Conditions were tragic, with weeks of rain, mud everywhere, and a frozen No Man’s Land between lines that were less than 45 meters apart in places. The worst atrocities, such as the chemical attacks in the Second Battle of Ypres, had not yet arrived, so the soldiers had seen battle, but not yet the “ultimate” industrial slaughter that would follow. There was even an attempt to establish an official truce. On December 7, Pope Benedict XVI appealed for “silence of the guns” at least on Christmas Eve, but political and military leaders showed no interest. Nevertheless, “small” initiatives pushed people toward the improbable, the frost stopped the rain, a light snow covered Flanders, and the Kaiser sent Christmas trees to the trenches; on December 23, German soldiers set them up outside the trenches and sang “Stille Nacht,” with the Allied lines responding with their own carols. Where the British faced Saxons, who were considered “more reliable” and had often worked in Britain before the war, communication became easier and the truce was more widely accepted, while in the French zones, due to the occupation of French territory by Germany, anger made fraternization much more difficult.
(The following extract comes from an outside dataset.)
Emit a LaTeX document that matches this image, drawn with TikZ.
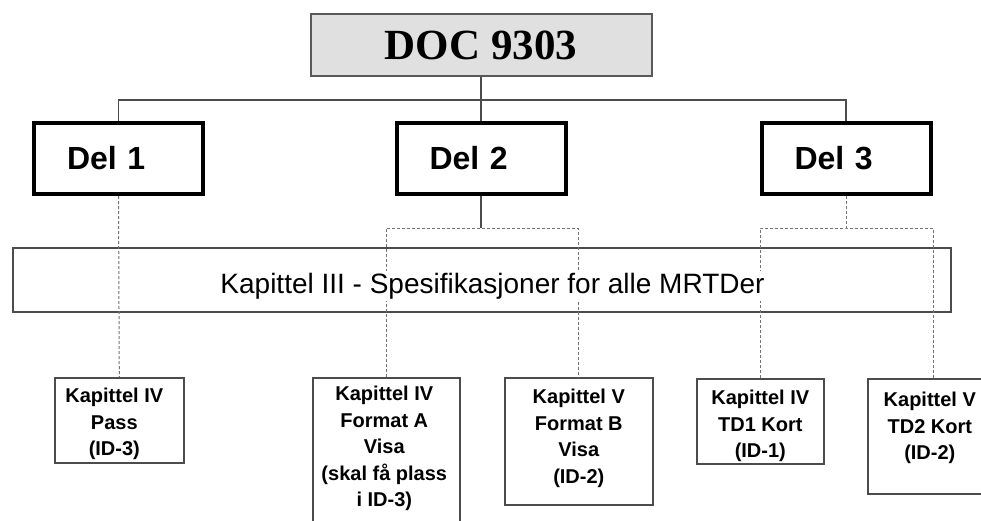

By Christmas Eve, some lower-ranking British officers had already adopted the informal logic of “live and let live” (“don’t shoot unless you are shot at”) and on Christmas morning, the Germans came out unarmed, waving their arms to show their peaceful intentions; when the British believed them, they came out too and met in No Man’s Land to socialize, exchange small gifts, even play football with them the next day. Censorship had not yet been imposed on correspondence; the letters talk about football, food, and drink with people who “yesterday” were mortal enemies, but also about joint burial ceremonies for the dead in the middle zone, and the tacit awareness that this peace would be temporary, so that both sides could take advantage of the truce to improve their trenches.
It wasn’t universal—fighting continued elsewhere, and commanders worried fraternisation could corrode discipline. Even so, the scale of men openly gathering between trenches in daylight made it one of the war’s most unsettling interruptions: proof that “enemy” was still, at least for a moment, a reversible category.